3. Results and Discussion

We regularly use QPLOT in our sequencing projects including whole genome sequencing, RNA-seq, and targeted sequencing. Results for one Illumina run in a whole genome low pass sequencing study are shown in Figure 1. In this run the reported base quality scores deviate from empirically assessed quality, indicating that base quality recalibration is recommended (Figure 1(a)). As expected, empirical base quality scores decrease with increasing position along reads (Figure 1(b)), which is typical of Illumina sequencing. However at position 36 empirical quality scores appear to increase, an artifact of the −q 15 option used in BWA [13] when mapping these data. The −q 15 option trims portions of reads with base quality <15, but always leaves at least 36 bases in each read (in our experience, this option increases the fraction of mapped reads and the number of mapped high quality bases). In this run, sequences with very high or very low GC content are underrepresented (below 1 in the relative depth curve, Figure 1(c)). Assessment of paired reads shows a distribution of insert sizes with peaks ranging from ~240 bp to ~300 bp (Figure 1(d)). In this case, since reads are 120 bases long, many paired reads overlap (particularly in lanes 1, 3, 5, and 7);these overlaps, if ignored, can result in PCR artifacts that look like sequence variants—suggesting that the protocol might be tweaked to increase library insert sizes. When we compared metrics generated by evaluating the complete data and those extrapolated from random 5 Mb segments of the genome, the two sets of summary statistics were remarkably similar (see QPLOT webpage, e.g.), but computing time was reduced from 38 minutes to 13 minutes.

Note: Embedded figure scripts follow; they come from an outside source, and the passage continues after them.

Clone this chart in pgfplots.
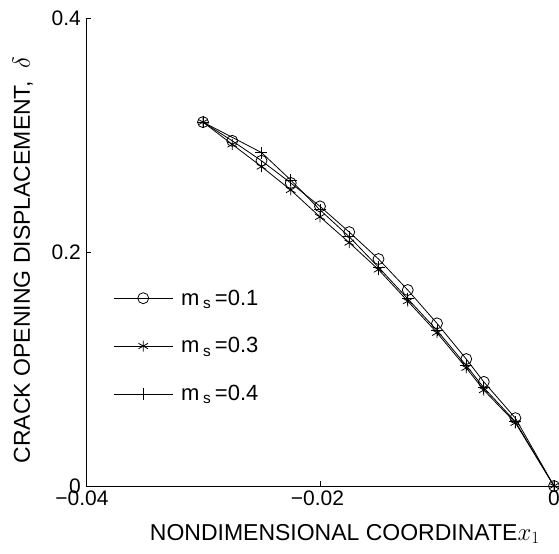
\documentclass[border=0pt]{standalone}
\usepackage{pgfplots}
\pgfplotsset{compat=1.18}
\usepackage{fontspec}
\setmainfont{Liberation Sans}
\usetikzlibrary{calc}
\begin{document}
\begin{tikzpicture}
\begin{axis}[
  name=ax,
  scale only axis, width=468bp, height=468bp,
  xmin=-0.04, xmax=0, ymin=0, ymax=0.4,
  scaled x ticks=false, scaled y ticks=false,
  axis lines=left, axis line style={-, line width=0.8bp},
  xtick={-0.04,-0.02,0}, xticklabels={\hspace*{-8bp}−0.04,\hspace*{-5bp}−0.02,0},
  ytick={0,0.2,0.4}, yticklabels={0,0.2,0.4},
  tick align=inside, major tick length=5bp, tick style={line width=0.8bp, black},
  xticklabel style={font=\fontsize{21bp}{24bp}\selectfont, inner sep=0pt, anchor=north, yshift=-5bp},
  yticklabel style={font=\fontsize{21bp}{24bp}\selectfont, inner sep=0pt, anchor=east, xshift=-5bp},
  xlabel={NONDIMENSIONAL COORDINATE$x_1$},
  ylabel={CRACK OPENING DISPLACEMENT,\ \ $\delta$},
  xlabel style={font=\fontsize{23bp}{26bp}\selectfont, at={(axis description cs:0.553,-0.1154)}, anchor=base, inner sep=0pt},
  ylabel style={font=\fontsize{23bp}{26bp}\selectfont, at={(axis description cs:-0.1197,0.483)}, anchor=base, inner sep=0pt},
  legend cell align=left,
  legend image code/.code={\draw[mark repeat=2,mark phase=2,#1] plot coordinates {(0bp,0bp) (29.5bp,0bp) (59bp,0bp)};},
  legend style={draw=none, fill=none, at={(axis description cs:0.058,0.424)}, anchor=north west,
    font=\fontsize{22bp}{25bp}\selectfont, row sep=27bp, column sep=6bp, inner sep=0pt,
    nodes={inner sep=2bp}},
  every axis plot/.append style={black, line width=0.8bp, mark options={solid, line width=0.8bp}},
  clip=false,
]
\addplot[mark=o, mark size=5.5bp] coordinates {
(-0.03,0.311) (-0.0275,0.295) (-0.025,0.278) (-0.0225,0.259) (-0.02,0.239)
(-0.0175,0.217) (-0.015,0.194) (-0.0125,0.1675) (-0.01,0.139) (-0.0075,0.1085)
(-0.006,0.089) (-0.0033,0.058) (0,0)};
\addlegendentry{m\,\textsubscript{s}\,=0.1}
\addplot[mark=asterisk, mark size=5.5bp] coordinates {
(-0.03,0.311) (-0.0275,0.292) (-0.025,0.273) (-0.0225,0.253) (-0.02,0.230)
(-0.0175,0.208) (-0.015,0.185) (-0.0125,0.158) (-0.01,0.131) (-0.0075,0.101)
(-0.006,0.082) (-0.0033,0.054) (0,0)};
\addlegendentry{m\,\textsubscript{s}\,=0.3}
\addplot[mark=+, mark size=6bp] coordinates {
(-0.03,0.311) (-0.025,0.285) (-0.0225,0.2615) (-0.02,0.236)
(-0.0175,0.213) (-0.015,0.187) (-0.0125,0.160) (-0.01,0.133) (-0.0075,0.103)
(-0.006,0.084) (-0.0033,0.055) (0,0)};
\addlegendentry{m\,\textsubscript{s}\,=0.4}
\end{axis}
\pgfresetboundingbox
\path[use as bounding box] ($(ax.south west)+(-86bp,-68bp)$) rectangle ($(ax.north east)+(5bp,18bp)$);
\end{tikzpicture}
\end{document}
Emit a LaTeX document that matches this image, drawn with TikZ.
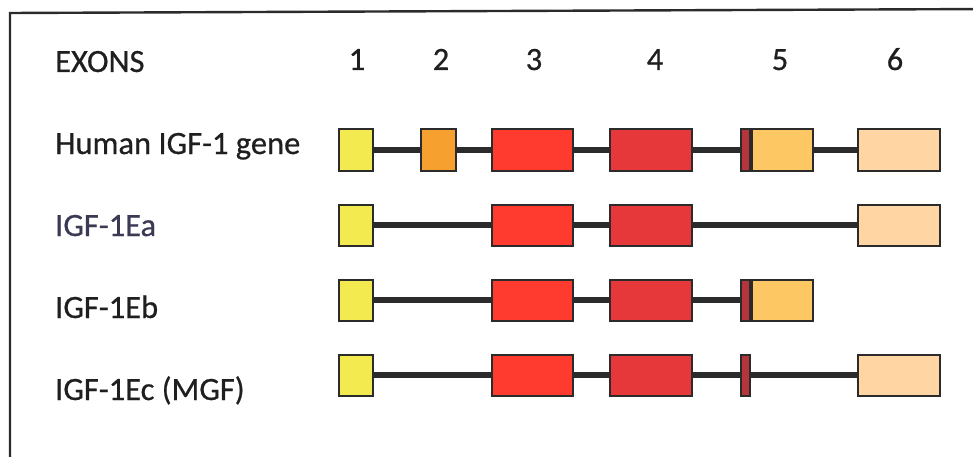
\documentclass[tikz,border=0pt]{standalone}
\usepackage{fontspec}
\setmainfont[FakeBold=0.6]{Carlito}
\usetikzlibrary{positioning}

\definecolor{exyellow}{HTML}{F2EA4E}
\definecolor{exorange}{HTML}{F6A030}
\definecolor{exred}{HTML}{FF3B30}
\definecolor{exdeep}{HTML}{E6383A}
\definecolor{exstrip}{HTML}{B5363A}
\definecolor{exgold}{HTML}{FDC864}
\definecolor{expeach}{HTML}{FED5A3}
\definecolor{inkline}{HTML}{2B2B2B}
\definecolor{slate}{HTML}{3B3A55}

\begin{document}
\begin{tikzpicture}[x=1pt, y=-1pt,
  exon/.style={draw=inkline, line width=2pt, inner sep=0pt,
               minimum height=41pt, anchor=west},
  intron/.style={draw=inkline, line width=5.5pt},
  lab/.style={font=\fontsize{32.5}{36}\selectfont, text=black!88, anchor=base west, inner sep=0pt},
  num/.style={font=\fontsize{32.5}{36}\selectfont, text=black!88, anchor=base, inner sep=0pt}]
  \useasboundingbox (0,0) rectangle (973,457);
  \draw[line width=2.4pt, inkline] (10,470) -- (10,13) -- (990,9);

  \node[lab] (exons) at (55,72) {EXONS};
  \node[num] (n1) at (357,70) {1};
  \node[num] (n2) at (441,70) {2};
  \node[num] (n3) at (534,70) {3};
  \node[num] (n4) at (655,70) {4};
  \node[num] (n5) at (780,70) {5};
  \node[num] (n6) at (895,70) {6};

  \node[lab] (lgene) at (55,154) {Human IGF-1 gene};
  \node[lab, text=slate] (lea) at (55,236) {IGF-1Ea};
  \node[lab] (leb) at (55,318) {IGF-1Eb};
  \node[lab] (lec) at (55,400) {IGF-1Ec (MGF)};

  % human gene
  \node[exon, fill=exyellow, minimum width=34pt] (g1) at (338,150) {};
  \node[exon, fill=exorange, minimum width=35pt] (g2) at (420,150) {};
  \node[exon, fill=exred, minimum width=81pt] (g3) at (491,150) {};
  \node[exon, fill=exdeep, minimum width=82pt] (g4) at (609,150) {};
  \node[exon, fill=exstrip, minimum width=9pt] (g5s) at (740,150) {};
  \node[exon, fill=exgold, minimum width=61pt] (g5) at (g5s.east) {};
  \node[exon, fill=expeach, minimum width=82pt] (g6) at (857,150) {};
  \draw[intron] (g1.east) -- (g2.west);
  \draw[intron] (g2.east) -- (g3.west);
  \draw[intron] (g3.east) -- (g4.west);
  \draw[intron] (g4.east) -- (g5s.west);
  \draw[intron] (g5.east) -- (g6.west);

  % IGF-1Ea
  \node[exon, fill=exyellow, minimum width=34pt] (a1) at (338,225) {};
  \node[exon, fill=exred, minimum width=81pt] (a3) at (491,225) {};
  \node[exon, fill=exdeep, minimum width=82pt] (a4) at (609,225) {};
  \node[exon, fill=expeach, minimum width=82pt] (a6) at (857,225) {};
  \draw[intron] (a1.east) -- (a3.west);
  \draw[intron] (a3.east) -- (a4.west);
  \draw[intron] (a4.east) -- (a6.west);

  % IGF-1Eb
  \node[exon, fill=exyellow, minimum width=34pt] (b1) at (338,300) {};
  \node[exon, fill=exred, minimum width=81pt] (b3) at (491,300) {};
  \node[exon, fill=exdeep, minimum width=82pt] (b4) at (609,300) {};
  \node[exon, fill=exstrip, minimum width=9pt] (b5s) at (740,300) {};
  \node[exon, fill=exgold, minimum width=61pt] (b5) at (b5s.east) {};
  \draw[intron] (b1.east) -- (b3.west);
  \draw[intron] (b3.east) -- (b4.west);
  \draw[intron] (b4.east) -- (b5s.west);

  % IGF-1Ec (MGF)
  \node[exon, fill=exyellow, minimum width=34pt] (c1) at (338,375) {};
  \node[exon, fill=exred, minimum width=81pt] (c3) at (491,375) {};
  \node[exon, fill=exdeep, minimum width=82pt] (c4) at (609,375) {};
  \node[exon, fill=exstrip, minimum width=9pt] (c5s) at (740,375) {};
  \node[exon, fill=expeach, minimum width=82pt] (c6) at (857,375) {};
  \draw[intron] (c1.east) -- (c3.west);
  \draw[intron] (c3.east) -- (c4.west);
  \draw[intron] (c4.east) -- (c5s.west);
  \draw[intron] (c5s.east) -- (c6.west);
\end{tikzpicture}
\end{document}
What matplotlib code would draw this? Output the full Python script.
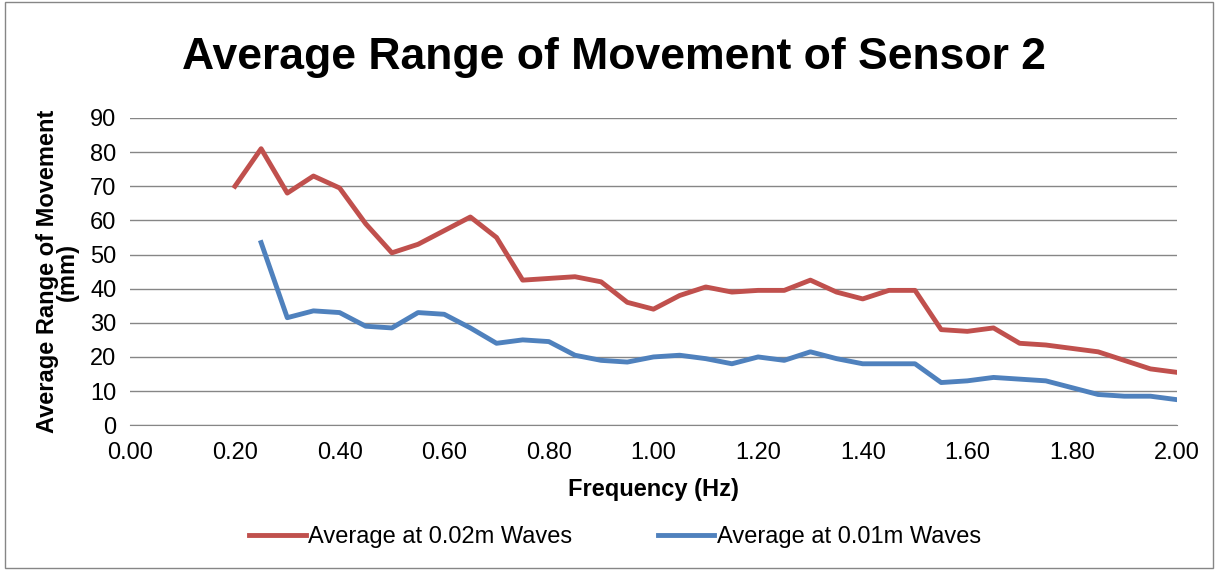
import numpy as np
import matplotlib.pyplot as plt

freq_red = np.round(np.arange(0.20, 2.001, 0.05), 2)
red = [70, 81, 68, 73, 69.5, 59, 50.5, 53, 57, 61, 55, 42.5, 43, 43.5, 42, 36, 34, 38, 40.5,
       39, 39.5, 39.5, 42.5, 39, 37, 39.5, 39.5, 28, 27.5, 28.5, 24, 23.5, 22.5, 21.5, 19, 16.5, 15.5]
freq_blue = np.round(np.arange(0.25, 2.001, 0.05), 2)
blue = [53.5, 31.5, 33.5, 33, 29, 28.5, 33, 32.5, 28.5, 24, 25, 24.5, 20.5, 19, 18.5, 20, 20.5,
        19.5, 18, 20, 19, 21.5, 19.5, 18, 18, 18, 12.5, 13, 14, 13.5, 13, 11, 9, 8.5, 8.5, 7.5]

plt.rcParams['font.family'] = ['Liberation Sans', 'DejaVu Sans']
fig = plt.figure(figsize=(12.18, 5.70), dpi=100)
ax = fig.add_axes([0.107, 0.254, 0.859, 0.539])
ax.plot(freq_red, red, color='#C0504D', lw=3.5, label='Average at 0.02m Waves')
ax.plot(freq_blue, blue, color='#4F81BD', lw=3.5, label='Average at 0.01m Waves')
ax.set_xlim(0, 2)
ax.set_ylim(0, 90)
ax.set_xticks(np.arange(0, 2.01, 0.2))
ax.set_xticklabels([f'{v:.2f}' for v in np.arange(0, 2.01, 0.2)])
ax.set_yticks(range(0, 91, 10))
ax.grid(axis='y', color='#868686', lw=1)
ax.tick_params(labelsize=17, length=0)
ax.tick_params(axis='x', pad=12)
ax.tick_params(axis='y', pad=10)
for s in ['top', 'right', 'left']:
    ax.spines[s].set_visible(False)
ax.spines['bottom'].set_color('#868686')
ax.set_axisbelow(True)
ax.set_xlabel('Frequency (Hz)', fontsize=17, fontweight='bold', labelpad=10)
ax.set_ylabel('Average Range of Movement\n(mm)', fontsize=17, fontweight='bold', labelpad=8, linespacing=0.85)
fig.text(0.504, 0.9, 'Average Range of Movement of Sensor 2', fontsize=32, fontweight='bold',
         ha='center', va='center')
fig.legend(loc='center', bbox_to_anchor=(0.505, 0.058), ncol=2, frameon=False, fontsize=17,
           handlelength=2.4, columnspacing=3.6, handletextpad=0.1)
fig.patches.append(plt.Rectangle((0.004, 0.004), 0.992, 0.992, transform=fig.transFigure,
                                 fill=False, edgecolor='#868686', lw=1))
fig.savefig('out.png')
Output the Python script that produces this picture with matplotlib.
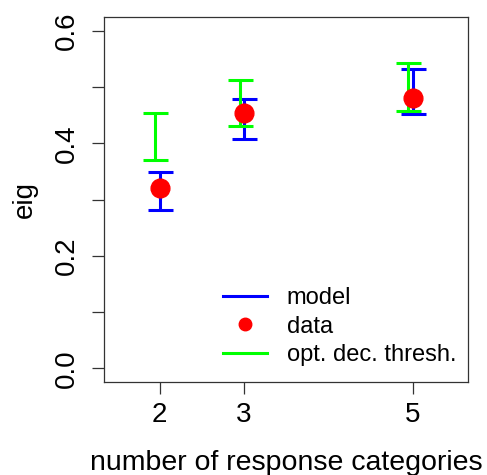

In a second example, Figure 2 summarizes the results of an RNA-sequencing run. Here, empirical base quality scores are unexpectedly low near the beginning of each read (Figure 2(a)). When we remapped all reads after trimming the first several bases, the same pattern was repeated, suggesting that the observation is not due to high sequencing error rates or residual adapter sequences (trimming and remapping usually solve problems with residual adapter sequences, in our experience). Instead, the observation is the result of alignment artifacts when exon boundaries fall near the beginning or end of reads, a common problem in RNA-sequencing analyses. To avoid artifacts in downstream analyses, we suggest trimming the beginning and end bases of each read after mapping. Figure 2(b) shows that lane 7 has a GC content pattern that is dramatically different from the others, recommending great caution before comparing gene expression levels estimated for that sample and the others [14].

4. Conclusions

NGS has revolutionized the way genomics and biomedical studies are conducted. However the technologies are still rapidly evolving, and analysis of NGS data is challenging. Simple and convenient tools are important to help monitor data production and processing. Here we describe QPLOT, a computationally efficient tool that we hope will be helpful in quality assessment and diagnosis of NGS performance. We hope that information conveyed in these plots and statistics will facilitate the understanding of sequencing data to enable improved downstream processing and constant quality improvements.

Authors’ Contribution

Bingshan Li and Xiaowei Zhan should be regarded as joint first authors.

Acknowledgments

The authors would like to thank the University of Michigan DNA Sequencing Core, especially Brendan Tarrier and Christine Brennan, for their helpful feedbacks on QPLOT.